◆ REQUIRED WORK ◆
Omit any picture, and return the remaining data exactly as written.

◆ SUPPLIED INFORMATION ◆
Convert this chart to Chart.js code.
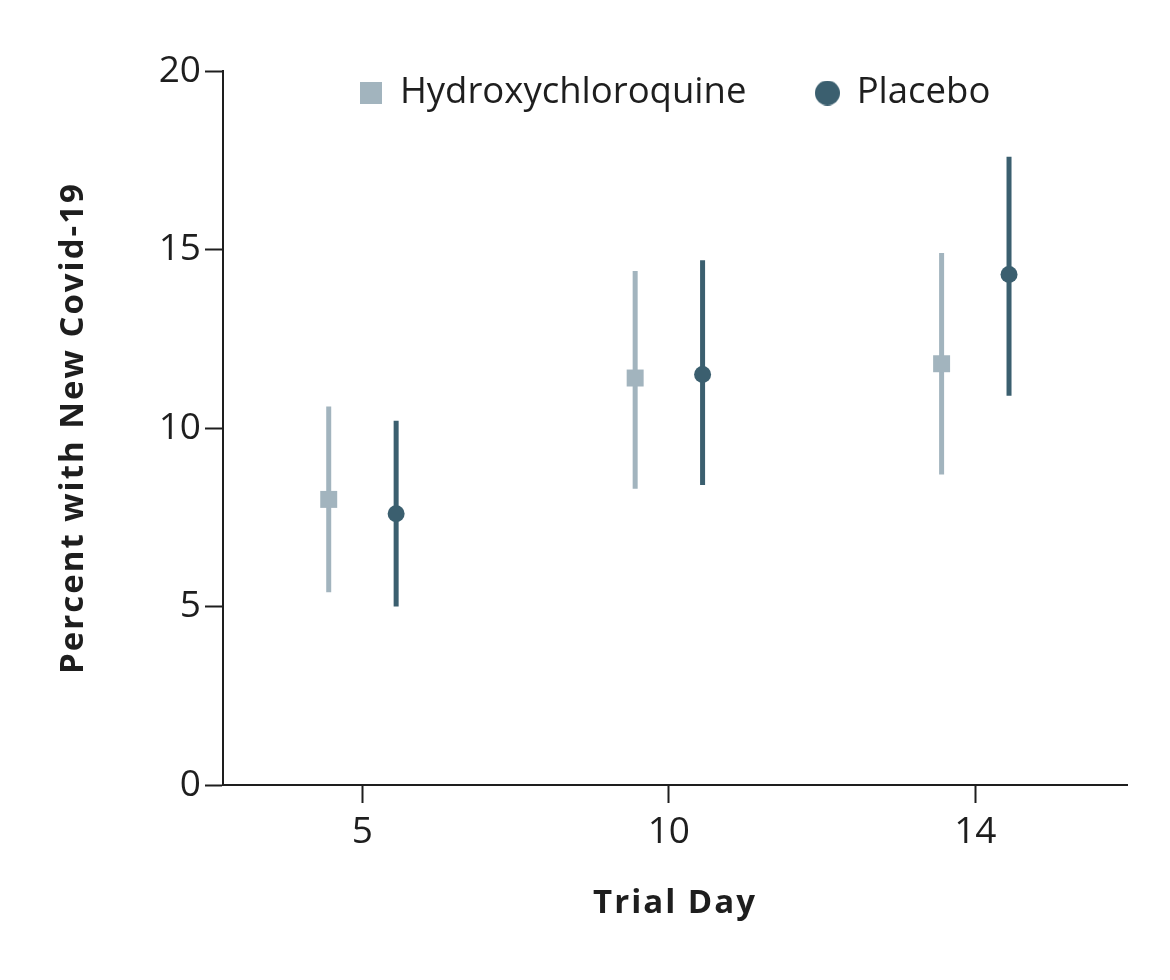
<!DOCTYPE html>
<html>
<head>
<meta charset="utf-8">
<script src="https://cdn.jsdelivr.net/npm/chart.js@4.4.1/dist/chart.umd.min.js"></script>
<style>
  html, body { margin: 0; padding: 0; background: #fff; }
  #wrap { width: 1170px; height: 980px; }
</style>
</head>
<body>
<div id="wrap"><canvas id="c" width="1170" height="980"></canvas></div>
<script>
const days = ['5', '10', '14'];
const seriesNames = ['Hydroxychloroquine', 'Placebo'];
const hcqValues = [8.0, 11.4, 11.8];
const hcqLow = [5.4, 8.3, 8.7];
const hcqHigh = [10.6, 14.4, 14.9];
const placeboValues = [7.6, 11.5, 14.3];
const placeboLow = [5.0, 8.4, 10.9];
const placeboHigh = [10.2, 14.7, 17.6];
const yTicks = [0, 5, 10, 15, 20];

const HCQ_COLOR = '#a2b4be';
const PLACEBO_COLOR = '#3b5f6f';
const TEXT_COLOR = '#1e1e1e';
const AXIS_COLOR = '#1e1e1e';
const FONT = '"Open Sans", Lato, sans-serif';
const OFFSET = 0.11;
const LEGEND_SPACING = '0px';
const TITLE_SPACING = '2px';
const LEGEND_CENTER_Y = 93;

function pts(vals, shift) {
  return vals.map((v, i) => ({ x: i + shift, y: v }));
}
function bars(lo, hi, shift) {
  const out = [];
  lo.forEach((l, i) => {
    out.push({ x: i + shift, y: l });
    out.push({ x: i + shift, y: hi[i] });
    out.push({ x: i + shift, y: null });
  });
  return out;
}
function legendIcon(kind, color, size) {
  const c = document.createElement('canvas');
  c.width = size; c.height = size;
  const g = c.getContext('2d');
  g.fillStyle = color;
  if (kind === 'rect') g.fillRect(0, 0, size, size);
  else { g.beginPath(); g.arc(size / 2, size / 2, size / 2, 0, Math.PI * 2); g.fill(); }
  return c;
}
const legendIcons = [legendIcon('rect', HCQ_COLOR, 22), legendIcon('circle', PLACEBO_COLOR, 25)];

const layoutTweaks = {
  id: 'layoutTweaks',
  beforeLayout(chart) {
    const lg = chart.legend;
    if (lg && !lg._tweaked) {
      lg._tweaked = true;
      lg.isHorizontal = () => true;
      const origFit = lg.fit, origDraw = lg.draw;
      lg.fit = function () {
        const c = this.ctx; c.save(); c.letterSpacing = LEGEND_SPACING;
        origFit.apply(this, arguments); c.restore();
      };
      lg.draw = function () {
        const c = this.ctx; c.save(); c.letterSpacing = LEGEND_SPACING;
        origDraw.apply(this, arguments); c.restore();
      };
    }
    ['x', 'y'].forEach(id => {
      const s = chart.scales[id];
      if (s && !s._tweaked) {
        s._tweaked = true;
        const origTitle = s.drawTitle;
        s.drawTitle = function () {
          const c = this.ctx; c.save(); c.letterSpacing = TITLE_SPACING;
          origTitle.apply(this, arguments); c.restore();
        };
      }
    });
  },
  afterLayout(chart) {
    const lg = chart.legend;
    const ca = chart.chartArea;
    const fs = lg.options.labels.font.size;
    lg.left = ca.left;
    lg.right = ca.right;
    lg.top = LEGEND_CENTER_Y - fs / 2 - lg.options.labels.padding;
    lg.bottom = lg.top + lg.height;
  }
};

new Chart(document.getElementById('c'), {
  type: 'scatter',
  plugins: [layoutTweaks],
  data: {
    datasets: [
      {
        label: seriesNames[0], data: pts(hcqValues, -OFFSET), order: 0,
        pointStyle: 'rect', pointRadius: 12, pointHoverRadius: 12,
        backgroundColor: HCQ_COLOR, borderWidth: 0
      },
      {
        label: seriesNames[1], data: pts(placeboValues, OFFSET), order: 0,
        pointStyle: 'circle', pointRadius: 8.5, pointHoverRadius: 8.5,
        backgroundColor: PLACEBO_COLOR, borderWidth: 0
      },
      {
        type: 'line', label: 'hcqCI', data: bars(hcqLow, hcqHigh, -OFFSET), order: 1,
        showLine: true, spanGaps: false, pointRadius: 0, borderColor: HCQ_COLOR,
        borderWidth: 5, borderCapStyle: 'butt'
      },
      {
        type: 'line', label: 'placeboCI', data: bars(placeboLow, placeboHigh, OFFSET), order: 1,
        showLine: true, spanGaps: false, pointRadius: 0, borderColor: PLACEBO_COLOR,
        borderWidth: 5, borderCapStyle: 'butt'
      }
    ]
  },
  options: {
    responsive: false,
    animation: false,
    events: [],
    layout: { padding: { left: 54, top: 71, right: 43, bottom: 57 } },
    plugins: {
      tooltip: { enabled: false },
      legend: {
        position: 'chartArea',
        align: 'center',
        labels: {
          usePointStyle: true,
          boxWidth: 22,
          boxHeight: 25,
          padding: 70,
          color: TEXT_COLOR,
          font: { family: FONT, size: 36.5 },
          filter: (item) => item.datasetIndex < 2,
          generateLabels: (chart) => {
            const items = Chart.defaults.plugins.legend.labels.generateLabels(chart);
            items.forEach(it => { if (it.datasetIndex < 2) it.pointStyle = legendIcons[it.datasetIndex]; });
            return items;
          }
        }
      }
    },
    scales: {
      x: {
        type: 'linear',
        min: -0.455,
        max: 2.495,
        afterFit: (s) => { s.height = 138; },
        afterBuildTicks: (s) => { s.ticks = days.map((d, i) => ({ value: i })); },
        ticks: {
          callback: (v) => days[v],
          color: TEXT_COLOR,
          font: { family: FONT, size: 37 },
          padding: 7,
          maxRotation: 0
        },
        grid: { display: true, drawOnChartArea: false, drawTicks: true, tickLength: 18, tickColor: AXIS_COLOR, tickWidth: 2 },
        border: { display: true, color: AXIS_COLOR, width: 2 },
        title: { display: true, text: 'Trial Day', color: TEXT_COLOR, font: { family: FONT, size: 33, weight: 'bold' }, padding: 0 }
      },
      y: {
        min: 0,
        max: 20,
        afterFit: (s) => { s.width = 169; },
        afterBuildTicks: (s) => { s.ticks = yTicks.map(v => ({ value: v })); },
        ticks: {
          color: TEXT_COLOR,
          font: { family: FONT, size: 37 },
          padding: 4
        },
        grid: { display: true, drawOnChartArea: false, drawTicks: true, tickLength: 18, tickColor: AXIS_COLOR, tickWidth: 2 },
        border: { display: true, color: AXIS_COLOR, width: 2 },
        title: { display: true, text: 'Percent with New Covid-19', color: TEXT_COLOR, font: { family: FONT, size: 33, weight: 'bold' }, padding: 0 }
      }
    }
  }
});
</script>
</body>
</html>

◆ SOLUTION BELOW ◆
Convert this chart to Chart.js code.
<!DOCTYPE html>
<html>
<head>
<meta charset="utf-8">
<script src="https://cdn.jsdelivr.net/npm/chart.js@4.4.1/dist/chart.umd.min.js"></script>
<style>
  html, body { margin: 0; padding: 0; background: #fff; }
  #wrap { width: 1170px; height: 980px; }
</style>
</head>
<body>
<div id="wrap"><canvas id="c" width="1170" height="980"></canvas></div>
<script>
const days = ['5', '10', '14'];
const seriesNames = ['Hydroxychloroquine', 'Placebo'];
const hcqValues = [8.0, 11.4, 11.8];
const hcqLow = [5.4, 8.3, 8.7];
const hcqHigh = [10.6, 14.4, 14.9];
const placeboValues = [7.6, 11.5, 14.3];
const placeboLow = [5.0, 8.4, 10.9];
const placeboHigh = [10.2, 14.7, 17.6];
const yTicks = [0, 5, 10, 15, 20];

const HCQ_COLOR = '#a2b4be';
const PLACEBO_COLOR = '#3b5f6f';
const TEXT_COLOR = '#1e1e1e';
const AXIS_COLOR = '#1e1e1e';
const FONT = '"Open Sans", Lato, sans-serif';
const OFFSET = 0.11;
const LEGEND_SPACING = '0px';
const TITLE_SPACING = '2px';
const LEGEND_CENTER_Y = 93;

function pts(vals, shift) {
  return vals.map((v, i) => ({ x: i + shift, y: v }));
}
function bars(lo, hi, shift) {
  const out = [];
  lo.forEach((l, i) => {
    out.push({ x: i + shift, y: l });
    out.push({ x: i + shift, y: hi[i] });
    out.push({ x: i + shift, y: null });
  });
  return out;
}
function legendIcon(kind, color, size) {
  const c = document.createElement('canvas');
  c.width = size; c.height = size;
  const g = c.getContext('2d');
  g.fillStyle = color;
  if (kind === 'rect') g.fillRect(0, 0, size, size);
  else { g.beginPath(); g.arc(size / 2, size / 2, size / 2, 0, Math.PI * 2); g.fill(); }
  return c;
}
const legendIcons = [legendIcon('rect', HCQ_COLOR, 22), legendIcon('circle', PLACEBO_COLOR, 25)];

const layoutTweaks = {
  id: 'layoutTweaks',
  beforeLayout(chart) {
    const lg = chart.legend;
    if (lg && !lg._tweaked) {
      lg._tweaked = true;
      lg.isHorizontal = () => true;
      const origFit = lg.fit, origDraw = lg.draw;
      lg.fit = function () {
        const c = this.ctx; c.save(); c.letterSpacing = LEGEND_SPACING;
        origFit.apply(this, arguments); c.restore();
      };
      lg.draw = function () {
        const c = this.ctx; c.save(); c.letterSpacing = LEGEND_SPACING;
        origDraw.apply(this, arguments); c.restore();
      };
    }
    ['x', 'y'].forEach(id => {
      const s = chart.scales[id];
      if (s && !s._tweaked) {
        s._tweaked = true;
        const origTitle = s.drawTitle;
        s.drawTitle = function () {
          const c = this.ctx; c.save(); c.letterSpacing = TITLE_SPACING;
          origTitle.apply(this, arguments); c.restore();
        };
      }
    });
  },
  afterLayout(chart) {
    const lg = chart.legend;
    const ca = chart.chartArea;
    const fs = lg.options.labels.font.size;
    lg.left = ca.left;
    lg.right = ca.right;
    lg.top = LEGEND_CENTER_Y - fs / 2 - lg.options.labels.padding;
    lg.bottom = lg.top + lg.height;
  }
};

new Chart(document.getElementById('c'), {
  type: 'scatter',
  plugins: [layoutTweaks],
  data: {
    datasets: [
      {
        label: seriesNames[0], data: pts(hcqValues, -OFFSET), order: 0,
        pointStyle: 'rect', pointRadius: 12, pointHoverRadius: 12,
        backgroundColor: HCQ_COLOR, borderWidth: 0
      },
      {
        label: seriesNames[1], data: pts(placeboValues, OFFSET), order: 0,
        pointStyle: 'circle', pointRadius: 8.5, pointHoverRadius: 8.5,
        backgroundColor: PLACEBO_COLOR, borderWidth: 0
      },
      {
        type: 'line', label: 'hcqCI', data: bars(hcqLow, hcqHigh, -OFFSET), order: 1,
        showLine: true, spanGaps: false, pointRadius: 0, borderColor: HCQ_COLOR,
        borderWidth: 5, borderCapStyle: 'butt'
      },
      {
        type: 'line', label: 'placeboCI', data: bars(placeboLow, placeboHigh, OFFSET), order: 1,
        showLine: true, spanGaps: false, pointRadius: 0, borderColor: PLACEBO_COLOR,
        borderWidth: 5, borderCapStyle: 'butt'
      }
    ]
  },
  options: {
    responsive: false,
    animation: false,
    events: [],
    layout: { padding: { left: 54, top: 71, right: 43, bottom: 57 } },
    plugins: {
      tooltip: { enabled: false },
      legend: {
        position: 'chartArea',
        align: 'center',
        labels: {
          usePointStyle: true,
          boxWidth: 22,
          boxHeight: 25,
          padding: 70,
          color: TEXT_COLOR,
          font: { family: FONT, size: 36.5 },
          filter: (item) => item.datasetIndex < 2,
          generateLabels: (chart) => {
            const items = Chart.defaults.plugins.legend.labels.generateLabels(chart);
            items.forEach(it => { if (it.datasetIndex < 2) it.pointStyle = legendIcons[it.datasetIndex]; });
            return items;
          }
        }
      }
    },
    scales: {
      x: {
        type: 'linear',
        min: -0.455,
        max: 2.495,
        afterFit: (s) => { s.height = 138; },
        afterBuildTicks: (s) => { s.ticks = days.map((d, i) => ({ value: i })); },
        ticks: {
          callback: (v) => days[v],
          color: TEXT_COLOR,
          font: { family: FONT, size: 37 },
          padding: 7,
          maxRotation: 0
        },
        grid: { display: true, drawOnChartArea: false, drawTicks: true, tickLength: 18, tickColor: AXIS_COLOR, tickWidth: 2 },
        border: { display: true, color: AXIS_COLOR, width: 2 },
        title: { display: true, text: 'Trial Day', color: TEXT_COLOR, font: { family: FONT, size: 33, weight: 'bold' }, padding: 0 }
      },
      y: {
        min: 0,
        max: 20,
        afterFit: (s) => { s.width = 169; },
        afterBuildTicks: (s) => { s.ticks = yTicks.map(v => ({ value: v })); },
        ticks: {
          color: TEXT_COLOR,
          font: { family: FONT, size: 37 },
          padding: 4
        },
        grid: { display: true, drawOnChartArea: false, drawTicks: true, tickLength: 18, tickColor: AXIS_COLOR, tickWidth: 2 },
        border: { display: true, color: AXIS_COLOR, width: 2 },
        title: { display: true, text: 'Percent with New Covid-19', color: TEXT_COLOR, font: { family: FONT, size: 33, weight: 'bold' }, padding: 0 }
      }
    }
  }
});
</script>
</body>
</html>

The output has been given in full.